(Given data):
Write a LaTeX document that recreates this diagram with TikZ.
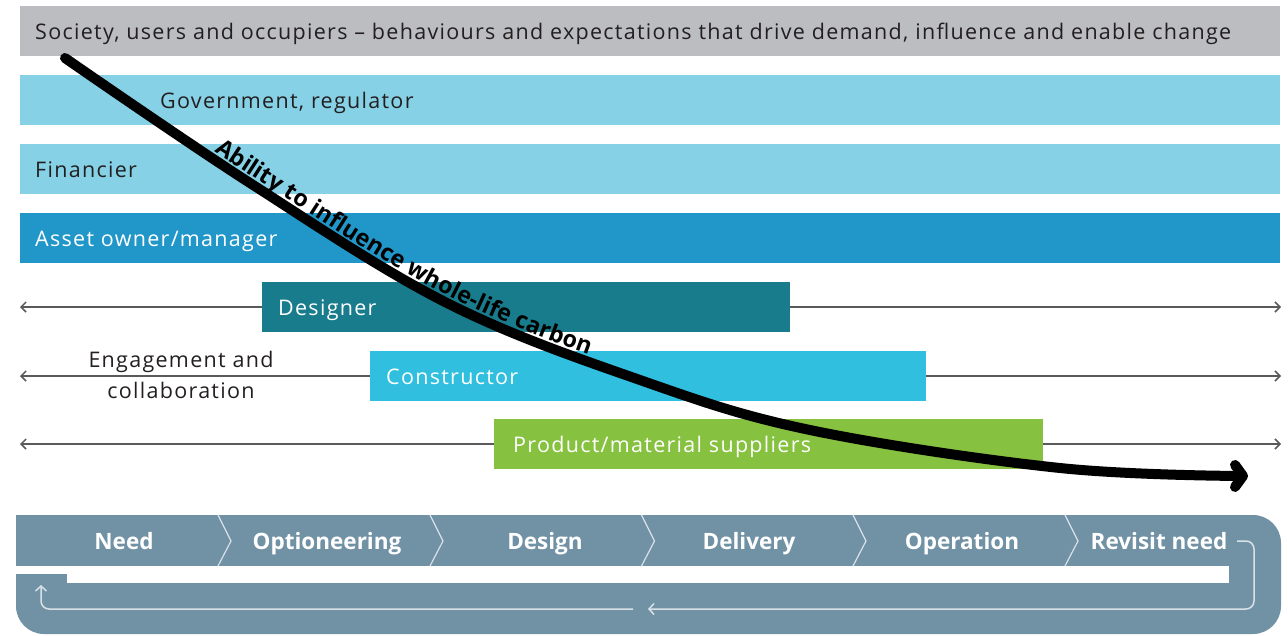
\documentclass[tikz,border=0pt]{standalone}
\usepackage{fontspec}
\setmainfont{Open Sans}
\newfontfamily\lblfont{Open Sans}[LetterSpace=6]
\usetikzlibrary{arrows.meta,decorations.text}
\definecolor{greybar}{HTML}{BCBDC0}
\definecolor{lightblue}{HTML}{86D1E6}
\definecolor{assetblue}{HTML}{2196C8}
\definecolor{designteal}{HTML}{187C8C}
\definecolor{constrblue}{HTML}{30BFDE}
\definecolor{suppgreen}{HTML}{86C140}
\definecolor{procblue}{HTML}{7192A5}
\definecolor{loopcol}{HTML}{D8E1E7}
\definecolor{darktext}{HTML}{231F20}
\definecolor{arrowgrey}{HTML}{5A5A5A}
\begin{document}
\begin{tikzpicture}[x=1pt,y=-1pt,
  bar/.style={anchor=north west, minimum height=50pt, inner sep=0pt, outer sep=0pt},
  lbl/.style={anchor=base west, inner sep=0pt, font=\lblfont\fontsize{21.5}{26}\selectfont},
  stagelbl/.style={anchor=base, inner sep=0pt, text=white, font=\fontsize{22.5}{26}\selectfont\bfseries},
  collab/.style={arrowgrey, line width=1.5pt, {Straight Barb[length=5pt,width=10pt]}-{Straight Barb[length=5pt,width=10pt]}},
  loopline/.style={loopcol, line width=1.5pt, rounded corners=8pt, -{Straight Barb[length=5pt,width=11pt]}},
  sep/.style={loopcol, line width=1.2pt},
  curve/.style={line width=10pt, line cap=round, -{Straight Barb[round,length=8pt,width=22pt]}}
]
\useasboundingbox (0,0) rectangle (1288,635);

% engagement arrows (behind bars)
\coordinate (l1) at (20,307); \coordinate (r1) at (1281,307);
\coordinate (l2) at (20,376); \coordinate (r2) at (1281,376);
\coordinate (l3) at (20,444); \coordinate (r3) at (1281,444);
\draw[collab] (l1) -- (r1);
\draw[collab] (l2) -- (r2);
\draw[collab] (l3) -- (r3);

% bars
\node[bar, fill=greybar, minimum width=1260pt] (society) at (20,6) {};
\node[lbl, text=darktext] (societyt) at (35,39.5) {Society, users and occupiers – behaviours and expectations that drive demand, influence and enable change};
\node[bar, fill=lightblue, minimum width=1260pt] (gov) at (20,75) {};
\node[lbl, text=darktext] (govt) at (160,108.5) {Government, regulator};
\node[bar, fill=lightblue, minimum width=1260pt] (fin) at (20,144) {};
\node[lbl, text=darktext] (fint) at (35,177.5) {Financier};
\node[bar, fill=assetblue, minimum width=1260pt] (asset) at (20,213) {};
\node[lbl, text=white] (assett) at (35,246.5) {Asset owner/manager};
\node[bar, fill=designteal, minimum width=528pt] (des) at (262,282) {};
\node[lbl, text=white] (dest) at (278,315.5) {Designer};
\node[bar, fill=constrblue, minimum width=556pt] (con) at (370,351) {};
\node[lbl, text=white] (cont) at (386,384.5) {Constructor};
\node[bar, fill=suppgreen, minimum width=549pt] (sup) at (494,419) {};
\node[lbl, text=white] (supt) at (513,452.5) {Product/material suppliers};

\node[inner sep=0pt, align=center, text=darktext, font=\lblfont\fontsize{21.5}{31}\selectfont] (engage) at (181,374.5) {Engagement and\\collaboration};

% process band
\fill[procblue, rounded corners=28pt] (16,515) rectangle (1281,634);
\fill[procblue] (16,515) rectangle (80,560);
\fill[white] (16,565.5) rectangle (67,574);
\fill[white] (67,565.5) rectangle (1229,583);
\foreach \sx in {218,430,641.5,853,1065}
  \draw[sep] (\sx,515) -- (\sx+13,541) -- (\sx,566);
\node[stagelbl] (need) at (124,549.5) {Need};
\node[stagelbl] (opt) at (327,549.5) {Optioneering};
\node[stagelbl] (design) at (545,549.5) {Design};
\node[stagelbl] (deliv) at (749,549.5) {Delivery};
\node[stagelbl] (oper) at (962,549.5) {Operation};
\node[stagelbl] (revis) at (1159,549.5) {Revisit need};

\coordinate (ls) at (1237,541);
\coordinate (lc) at (1254,609);
\coordinate (lm) at (648,609);
\coordinate (ln) at (633,609);
\coordinate (le) at (41,585);
\draw[loopline] (ls) -| (lc) -- (lm);
\draw[loopline] (ln) -| (le);

% influence curve
\draw[curve] plot[smooth, tension=0.6] coordinates {(65,58) (250,183) (447,303) (640,380) (810,430) (1060,468) (1248,476)};
\path[decorate, decoration={text along path, raise=7pt, text align={left indent=176pt},
  text format delimiters={|}{|},
  text={|\fontsize{23.3}{26}\selectfont\bfseries|Ability to influence whole-life carbon}}]
  plot[smooth, tension=0.6] coordinates {(65,58) (250,183) (447,303) (640,380) (810,430) (1060,468) (1248,476)};
\end{tikzpicture}
\end{document}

(What to produce): Reproduce every line exactly and omit all pictures.

(Response to this task):
Write a LaTeX document that recreates this diagram with TikZ.
\documentclass[tikz,border=0pt]{standalone}
\usepackage{fontspec}
\setmainfont{Open Sans}
\newfontfamily\lblfont{Open Sans}[LetterSpace=6]
\usetikzlibrary{arrows.meta,decorations.text}
\definecolor{greybar}{HTML}{BCBDC0}
\definecolor{lightblue}{HTML}{86D1E6}
\definecolor{assetblue}{HTML}{2196C8}
\definecolor{designteal}{HTML}{187C8C}
\definecolor{constrblue}{HTML}{30BFDE}
\definecolor{suppgreen}{HTML}{86C140}
\definecolor{procblue}{HTML}{7192A5}
\definecolor{loopcol}{HTML}{D8E1E7}
\definecolor{darktext}{HTML}{231F20}
\definecolor{arrowgrey}{HTML}{5A5A5A}
\begin{document}
\begin{tikzpicture}[x=1pt,y=-1pt,
  bar/.style={anchor=north west, minimum height=50pt, inner sep=0pt, outer sep=0pt},
  lbl/.style={anchor=base west, inner sep=0pt, font=\lblfont\fontsize{21.5}{26}\selectfont},
  stagelbl/.style={anchor=base, inner sep=0pt, text=white, font=\fontsize{22.5}{26}\selectfont\bfseries},
  collab/.style={arrowgrey, line width=1.5pt, {Straight Barb[length=5pt,width=10pt]}-{Straight Barb[length=5pt,width=10pt]}},
  loopline/.style={loopcol, line width=1.5pt, rounded corners=8pt, -{Straight Barb[length=5pt,width=11pt]}},
  sep/.style={loopcol, line width=1.2pt},
  curve/.style={line width=10pt, line cap=round, -{Straight Barb[round,length=8pt,width=22pt]}}
]
\useasboundingbox (0,0) rectangle (1288,635);

% engagement arrows (behind bars)
\coordinate (l1) at (20,307); \coordinate (r1) at (1281,307);
\coordinate (l2) at (20,376); \coordinate (r2) at (1281,376);
\coordinate (l3) at (20,444); \coordinate (r3) at (1281,444);
\draw[collab] (l1) -- (r1);
\draw[collab] (l2) -- (r2);
\draw[collab] (l3) -- (r3);

% bars
\node[bar, fill=greybar, minimum width=1260pt] (society) at (20,6) {};
\node[lbl, text=darktext] (societyt) at (35,39.5) {Society, users and occupiers – behaviours and expectations that drive demand, influence and enable change};
\node[bar, fill=lightblue, minimum width=1260pt] (gov) at (20,75) {};
\node[lbl, text=darktext] (govt) at (160,108.5) {Government, regulator};
\node[bar, fill=lightblue, minimum width=1260pt] (fin) at (20,144) {};
\node[lbl, text=darktext] (fint) at (35,177.5) {Financier};
\node[bar, fill=assetblue, minimum width=1260pt] (asset) at (20,213) {};
\node[lbl, text=white] (assett) at (35,246.5) {Asset owner/manager};
\node[bar, fill=designteal, minimum width=528pt] (des) at (262,282) {};
\node[lbl, text=white] (dest) at (278,315.5) {Designer};
\node[bar, fill=constrblue, minimum width=556pt] (con) at (370,351) {};
\node[lbl, text=white] (cont) at (386,384.5) {Constructor};
\node[bar, fill=suppgreen, minimum width=549pt] (sup) at (494,419) {};
\node[lbl, text=white] (supt) at (513,452.5) {Product/material suppliers};

\node[inner sep=0pt, align=center, text=darktext, font=\lblfont\fontsize{21.5}{31}\selectfont] (engage) at (181,374.5) {Engagement and\\collaboration};

% process band
\fill[procblue, rounded corners=28pt] (16,515) rectangle (1281,634);
\fill[procblue] (16,515) rectangle (80,560);
\fill[white] (16,565.5) rectangle (67,574);
\fill[white] (67,565.5) rectangle (1229,583);
\foreach \sx in {218,430,641.5,853,1065}
  \draw[sep] (\sx,515) -- (\sx+13,541) -- (\sx,566);
\node[stagelbl] (need) at (124,549.5) {Need};
\node[stagelbl] (opt) at (327,549.5) {Optioneering};
\node[stagelbl] (design) at (545,549.5) {Design};
\node[stagelbl] (deliv) at (749,549.5) {Delivery};
\node[stagelbl] (oper) at (962,549.5) {Operation};
\node[stagelbl] (revis) at (1159,549.5) {Revisit need};

\coordinate (ls) at (1237,541);
\coordinate (lc) at (1254,609);
\coordinate (lm) at (648,609);
\coordinate (ln) at (633,609);
\coordinate (le) at (41,585);
\draw[loopline] (ls) -| (lc) -- (lm);
\draw[loopline] (ln) -| (le);

% influence curve
\draw[curve] plot[smooth, tension=0.6] coordinates {(65,58) (250,183) (447,303) (640,380) (810,430) (1060,468) (1248,476)};
\path[decorate, decoration={text along path, raise=7pt, text align={left indent=176pt},
  text format delimiters={|}{|},
  text={|\fontsize{23.3}{26}\selectfont\bfseries|Ability to influence whole-life carbon}}]
  plot[smooth, tension=0.6] coordinates {(65,58) (250,183) (447,303) (640,380) (810,430) (1060,468) (1248,476)};
\end{tikzpicture}
\end{document}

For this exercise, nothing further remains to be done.